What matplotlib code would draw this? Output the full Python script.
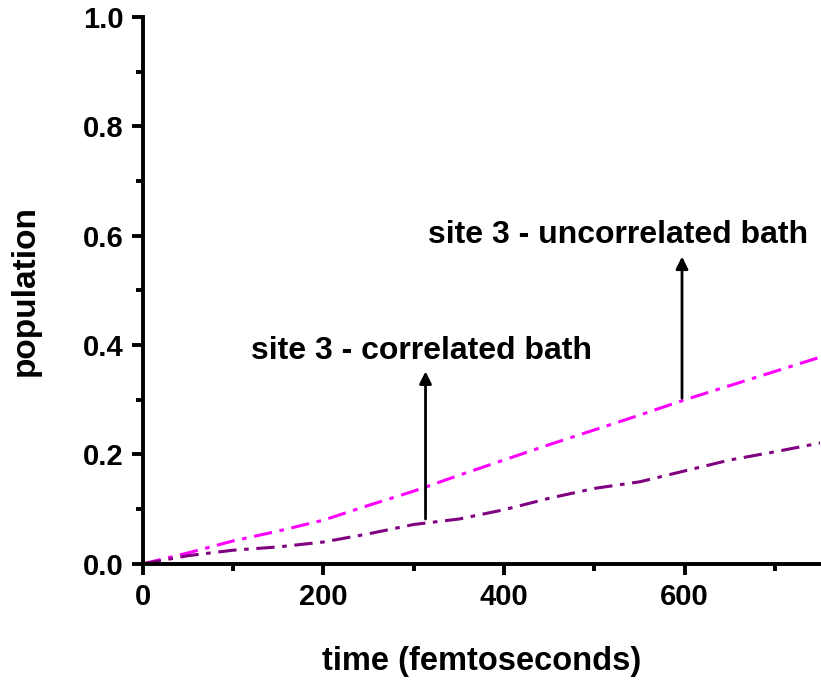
import numpy as np
import matplotlib
matplotlib.use("Agg")
import matplotlib.pyplot as plt
from matplotlib.ticker import MultipleLocator

# data
time_fs = [0, 50, 100, 150, 200, 250, 300, 350, 400, 450, 500, 550, 600, 650, 700, 750]
pop_uncorrelated = [0, 0.020, 0.042, 0.060, 0.080, 0.107, 0.133, 0.162, 0.190,
                    0.218, 0.245, 0.272, 0.300, 0.326, 0.352, 0.378]
pop_correlated = [0, 0.015, 0.025, 0.031, 0.040, 0.055, 0.072, 0.082, 0.099,
                  0.120, 0.138, 0.150, 0.170, 0.190, 0.205, 0.221]

plt.rcParams['font.family'] = ['Liberation Sans', 'DejaVu Sans']
plt.rcParams['font.weight'] = 'bold'

fig = plt.figure(figsize=(8.21, 6.81), dpi=100)
ax = fig.add_axes([0.174, 0.172, 0.825, 0.803])

ax.plot(time_fs, pop_uncorrelated, color='#ff00ff', lw=2.2, ls=(0, (6, 2.5, 1.5, 2.5)))
ax.plot(time_fs, pop_correlated, color='#800080', lw=2.2, ls=(0, (6, 2.5, 1.5, 2.5)))

ax.set_xlim(0, 750)
ax.set_ylim(0, 1.0)
ax.xaxis.set_major_locator(MultipleLocator(200))
ax.xaxis.set_minor_locator(MultipleLocator(100))
ax.yaxis.set_major_locator(MultipleLocator(0.2))
ax.yaxis.set_minor_locator(MultipleLocator(0.1))
ax.yaxis.set_major_formatter(matplotlib.ticker.FormatStrFormatter('%.1f'))

for s in ['top', 'right']:
    ax.spines[s].set_visible(False)
for s in ['left', 'bottom']:
    ax.spines[s].set_linewidth(2.8)
ax.tick_params(which='major', direction='out', length=8, width=2.8, labelsize=21, pad=6)
ax.tick_params(which='minor', direction='out', length=5, width=2.8)

ax.set_xlabel('time (femtoseconds)', fontsize=23.5, fontweight='bold', labelpad=25)
ax.set_ylabel('population', fontsize=24, fontweight='bold', labelpad=30)

# annotations
arrow = dict(arrowstyle='-|>', color='black', lw=2.0, mutation_scale=18)
ax.annotate('', xy=(313, 0.357), xytext=(313, 0.077), arrowprops=arrow)
ax.annotate('', xy=(597, 0.567), xytext=(597, 0.298), arrowprops=arrow)
ax.text(309, 0.389, 'site 3 - correlated bath', fontsize=23, fontweight='bold',
        ha='center', va='center')
ax.text(526, 0.601, 'site 3 - uncorrelated bath', fontsize=23, fontweight='bold',
        ha='center', va='center')

fig.savefig('out.png', dpi=100)
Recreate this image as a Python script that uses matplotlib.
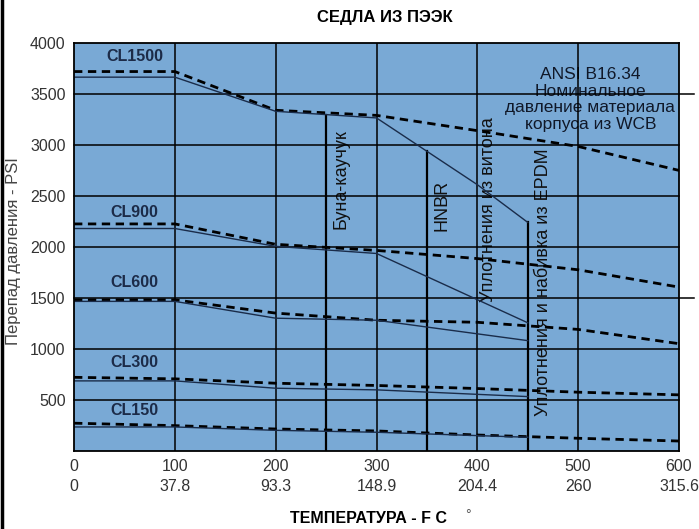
import numpy as np
import matplotlib
matplotlib.use("Agg")
import matplotlib.pyplot as plt
from matplotlib.lines import Line2D

plt.rcParams['font.family'] = ['Liberation Sans', 'DejaVu Sans']

# temperature axis
temps_f = [0, 100, 200, 300, 400, 500, 600]
temps_c = ["0", "37.8", "93.3", "148.9", "204.4", "260", "315.6"]

# ANSI B16.34 WCB body ratings (dashed)
ansi_cl1500 = [3720, 3720, 3340, 3290, 3140, 2985, 2750]
ansi_cl900 = [2225, 2225, 2025, 1965, 1885, 1775, 1605]
ansi_cl600 = [1480, 1480, 1350, 1280, 1260, 1190, 1050]
ansi_cl300 = [720, 705, 662, 640, 610, 574, 548]
ansi_cl150 = [270, 246, 213, 194, 154, 122, 95]

# PEEK seat limits (solid)
seat_t_1500 = [0, 100, 200, 300, 400, 450]
seat_cl1500 = [3665, 3665, 3330, 3265, 2610, 2240]
seat_t = [0, 100, 200, 300, 450]
seat_cl900 = [2180, 2180, 2005, 1935, 1255]
seat_cl600 = [1465, 1465, 1300, 1280, 1080]
seat_cl300 = [685, 685, 613, 597, 531]
seat_cl150 = [233, 233, 200, 181, 132]

classes = ["CL1500", "CL900", "CL600", "CL300", "CL150"]
class_label_y = [3870, 2335, 1646, 870, 398]

seal_temps = [250, 350, 450]
seal_names = ["Буна-каучук", "HNBR", "Уплотнения из витона",
              "Уплотнения и набивка из EPDM"]

fig = plt.figure(figsize=(6.99, 5.29), dpi=100)
ax = fig.add_axes([0.1059, 0.148, 0.8655, 0.7707])
ax.set_facecolor("#79a9d5")
ax.set_xlim(0, 600)
ax.set_ylim(0, 4000)

# grid drawn over text
for y in range(500, 4000, 500):
    ext = 615 if y in (1500, 3500) else 600
    ax.plot([0, ext], [y, y], color="black", lw=1.1, zorder=3, clip_on=False)
for x in range(100, 600, 100):
    ax.axvline(x, color="black", lw=1.1, zorder=3)

# seal temperature limits
tops = np.interp(seal_temps, seat_t_1500, seat_cl1500)
for x, top in zip(seal_temps, tops):
    ax.plot([x, x], [0, top], color="black", lw=1.6, zorder=3)

navy = "#1a2c4a"
for vals in [ansi_cl1500, ansi_cl900, ansi_cl600, ansi_cl300, ansi_cl150]:
    ax.plot(temps_f, vals, color="black", lw=2.0, dashes=(3, 2), zorder=4)
ax.plot(seat_t_1500, seat_cl1500, color=navy, lw=1.0, zorder=4)
for vals in [seat_cl900, seat_cl600, seat_cl300, seat_cl150]:
    ax.plot(seat_t, vals, color=navy, lw=1.0, zorder=4)

for name, y in zip(classes, class_label_y):
    ax.text(60, y, name, ha="center", va="center", fontsize=11.5,
            fontweight="bold", color="#1c2b48", zorder=2)

ansi_txt = "ANSI B16.34\nНоминальное\nдавление материала\nкорпуса из WCB"
ax.text(512, 3447, ansi_txt, ha="center", va="center", fontsize=12.5,
        color="#101828", linespacing=1.12, zorder=2)

seal_pos = [(265, 2670), (365, 2405), (411, 2365), (466, 1655)]
for name, (x, y) in zip(seal_names, seal_pos):
    ax.text(x, y, name, rotation=90, ha="center", va="center", fontsize=13,
            color="#111", zorder=2)

ax.set_yticks(range(500, 4001, 500))
ax.set_yticklabels([str(v) for v in range(500, 4001, 500)])
ax.set_xticks(temps_f)
ax.set_xticklabels([f"{f}\n{c}" for f, c in zip(temps_f, temps_c)],
                   linespacing=1.4)
ax.tick_params(length=0, labelsize=11.5, labelcolor="#333333", pad=6)
ax.tick_params(axis="y", pad=6)
for s in ax.spines.values():
    s.set_linewidth(1.3)
    s.set_zorder(5)

ax.set_ylabel("Перепад давления - PSI", fontsize=12, color="#444444")
ax.yaxis.set_label_coords(-0.087, 0.49)
fig.text(0.551, 0.966, "СЕДЛА ИЗ ПЭЭК", ha="center", va="center",
         fontsize=12, fontweight="bold")
fig.text(0.527, 0.019, "ТЕМПЕРАТУРА - F C", ha="center", va="center",
         fontsize=11.5, fontweight="bold")
fig.text(0.669, 0.027, "°", ha="center", va="center", fontsize=10,
         color="#555555")

fig.add_artist(Line2D([0.003, 0.003], [0, 1], color="black", lw=2.5))

fig.savefig("out.png", dpi=100)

----------

#### Task details:
The word "Python" appears in how many lines of the records? Give the number only.

#### Full output:
2